### [PROBLEM TO WORK ON]
Please give the data below again in full, exactly as it stands.

Records from a data source
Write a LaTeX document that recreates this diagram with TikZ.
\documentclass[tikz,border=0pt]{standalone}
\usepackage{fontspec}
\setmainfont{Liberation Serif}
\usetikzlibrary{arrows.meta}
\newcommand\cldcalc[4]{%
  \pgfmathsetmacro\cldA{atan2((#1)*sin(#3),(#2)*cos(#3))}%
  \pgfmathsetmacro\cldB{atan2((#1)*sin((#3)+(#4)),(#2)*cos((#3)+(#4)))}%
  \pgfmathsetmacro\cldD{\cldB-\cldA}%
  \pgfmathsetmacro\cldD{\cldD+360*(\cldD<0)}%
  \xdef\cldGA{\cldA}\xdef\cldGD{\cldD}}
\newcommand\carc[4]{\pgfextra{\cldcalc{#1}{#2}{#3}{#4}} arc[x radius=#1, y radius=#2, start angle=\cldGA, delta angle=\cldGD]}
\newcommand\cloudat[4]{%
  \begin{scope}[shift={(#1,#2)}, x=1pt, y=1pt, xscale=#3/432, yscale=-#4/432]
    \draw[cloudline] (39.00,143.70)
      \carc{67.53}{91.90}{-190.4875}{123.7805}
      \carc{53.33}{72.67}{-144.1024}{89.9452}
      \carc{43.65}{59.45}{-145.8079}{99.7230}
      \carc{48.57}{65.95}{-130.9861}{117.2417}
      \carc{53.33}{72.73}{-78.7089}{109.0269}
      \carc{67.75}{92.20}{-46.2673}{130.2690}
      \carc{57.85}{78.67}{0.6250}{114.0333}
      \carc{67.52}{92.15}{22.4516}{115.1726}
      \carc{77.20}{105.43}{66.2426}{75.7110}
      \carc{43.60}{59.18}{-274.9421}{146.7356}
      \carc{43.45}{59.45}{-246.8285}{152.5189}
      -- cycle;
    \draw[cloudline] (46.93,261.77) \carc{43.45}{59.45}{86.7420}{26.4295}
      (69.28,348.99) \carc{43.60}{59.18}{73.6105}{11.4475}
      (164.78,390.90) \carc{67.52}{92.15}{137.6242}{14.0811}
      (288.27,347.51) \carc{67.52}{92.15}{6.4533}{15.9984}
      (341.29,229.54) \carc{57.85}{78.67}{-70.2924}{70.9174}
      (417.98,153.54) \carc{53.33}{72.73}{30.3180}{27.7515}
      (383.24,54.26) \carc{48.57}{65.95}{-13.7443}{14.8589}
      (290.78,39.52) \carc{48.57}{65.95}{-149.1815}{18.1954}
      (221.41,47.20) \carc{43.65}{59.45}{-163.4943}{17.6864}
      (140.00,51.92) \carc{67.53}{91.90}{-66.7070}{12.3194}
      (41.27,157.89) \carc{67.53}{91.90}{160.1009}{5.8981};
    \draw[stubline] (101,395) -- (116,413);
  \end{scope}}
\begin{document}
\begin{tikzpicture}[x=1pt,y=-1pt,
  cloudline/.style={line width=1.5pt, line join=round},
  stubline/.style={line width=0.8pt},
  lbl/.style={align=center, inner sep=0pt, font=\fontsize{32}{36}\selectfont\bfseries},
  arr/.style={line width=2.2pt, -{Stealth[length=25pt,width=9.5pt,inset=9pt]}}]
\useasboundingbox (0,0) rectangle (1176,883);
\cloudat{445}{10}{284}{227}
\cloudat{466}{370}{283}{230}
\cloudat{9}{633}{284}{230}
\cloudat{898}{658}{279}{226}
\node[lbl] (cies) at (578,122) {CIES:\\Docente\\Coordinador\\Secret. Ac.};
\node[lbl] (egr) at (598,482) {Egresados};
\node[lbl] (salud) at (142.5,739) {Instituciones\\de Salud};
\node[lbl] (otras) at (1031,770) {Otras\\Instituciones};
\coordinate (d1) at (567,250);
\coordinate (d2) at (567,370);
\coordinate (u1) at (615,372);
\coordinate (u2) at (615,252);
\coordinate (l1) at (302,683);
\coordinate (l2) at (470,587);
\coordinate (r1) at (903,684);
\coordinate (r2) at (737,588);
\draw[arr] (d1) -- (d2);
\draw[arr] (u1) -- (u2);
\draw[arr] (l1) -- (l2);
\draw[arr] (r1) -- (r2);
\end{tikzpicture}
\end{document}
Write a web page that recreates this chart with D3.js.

### [ANSWER TO THIS PROBLEM]
Write a LaTeX document that recreates this diagram with TikZ.
\documentclass[tikz,border=0pt]{standalone}
\usepackage{fontspec}
\setmainfont{Liberation Serif}
\usetikzlibrary{arrows.meta}
\newcommand\cldcalc[4]{%
  \pgfmathsetmacro\cldA{atan2((#1)*sin(#3),(#2)*cos(#3))}%
  \pgfmathsetmacro\cldB{atan2((#1)*sin((#3)+(#4)),(#2)*cos((#3)+(#4)))}%
  \pgfmathsetmacro\cldD{\cldB-\cldA}%
  \pgfmathsetmacro\cldD{\cldD+360*(\cldD<0)}%
  \xdef\cldGA{\cldA}\xdef\cldGD{\cldD}}
\newcommand\carc[4]{\pgfextra{\cldcalc{#1}{#2}{#3}{#4}} arc[x radius=#1, y radius=#2, start angle=\cldGA, delta angle=\cldGD]}
\newcommand\cloudat[4]{%
  \begin{scope}[shift={(#1,#2)}, x=1pt, y=1pt, xscale=#3/432, yscale=-#4/432]
    \draw[cloudline] (39.00,143.70)
      \carc{67.53}{91.90}{-190.4875}{123.7805}
      \carc{53.33}{72.67}{-144.1024}{89.9452}
      \carc{43.65}{59.45}{-145.8079}{99.7230}
      \carc{48.57}{65.95}{-130.9861}{117.2417}
      \carc{53.33}{72.73}{-78.7089}{109.0269}
      \carc{67.75}{92.20}{-46.2673}{130.2690}
      \carc{57.85}{78.67}{0.6250}{114.0333}
      \carc{67.52}{92.15}{22.4516}{115.1726}
      \carc{77.20}{105.43}{66.2426}{75.7110}
      \carc{43.60}{59.18}{-274.9421}{146.7356}
      \carc{43.45}{59.45}{-246.8285}{152.5189}
      -- cycle;
    \draw[cloudline] (46.93,261.77) \carc{43.45}{59.45}{86.7420}{26.4295}
      (69.28,348.99) \carc{43.60}{59.18}{73.6105}{11.4475}
      (164.78,390.90) \carc{67.52}{92.15}{137.6242}{14.0811}
      (288.27,347.51) \carc{67.52}{92.15}{6.4533}{15.9984}
      (341.29,229.54) \carc{57.85}{78.67}{-70.2924}{70.9174}
      (417.98,153.54) \carc{53.33}{72.73}{30.3180}{27.7515}
      (383.24,54.26) \carc{48.57}{65.95}{-13.7443}{14.8589}
      (290.78,39.52) \carc{48.57}{65.95}{-149.1815}{18.1954}
      (221.41,47.20) \carc{43.65}{59.45}{-163.4943}{17.6864}
      (140.00,51.92) \carc{67.53}{91.90}{-66.7070}{12.3194}
      (41.27,157.89) \carc{67.53}{91.90}{160.1009}{5.8981};
    \draw[stubline] (101,395) -- (116,413);
  \end{scope}}
\begin{document}
\begin{tikzpicture}[x=1pt,y=-1pt,
  cloudline/.style={line width=1.5pt, line join=round},
  stubline/.style={line width=0.8pt},
  lbl/.style={align=center, inner sep=0pt, font=\fontsize{32}{36}\selectfont\bfseries},
  arr/.style={line width=2.2pt, -{Stealth[length=25pt,width=9.5pt,inset=9pt]}}]
\useasboundingbox (0,0) rectangle (1176,883);
\cloudat{445}{10}{284}{227}
\cloudat{466}{370}{283}{230}
\cloudat{9}{633}{284}{230}
\cloudat{898}{658}{279}{226}
\node[lbl] (cies) at (578,122) {CIES:\\Docente\\Coordinador\\Secret. Ac.};
\node[lbl] (egr) at (598,482) {Egresados};
\node[lbl] (salud) at (142.5,739) {Instituciones\\de Salud};
\node[lbl] (otras) at (1031,770) {Otras\\Instituciones};
\coordinate (d1) at (567,250);
\coordinate (d2) at (567,370);
\coordinate (u1) at (615,372);
\coordinate (u2) at (615,252);
\coordinate (l1) at (302,683);
\coordinate (l2) at (470,587);
\coordinate (r1) at (903,684);
\coordinate (r2) at (737,588);
\draw[arr] (d1) -- (d2);
\draw[arr] (u1) -- (u2);
\draw[arr] (l1) -- (l2);
\draw[arr] (r1) -- (r2);
\end{tikzpicture}
\end{document}
Write a web page that recreates this chart with D3.js.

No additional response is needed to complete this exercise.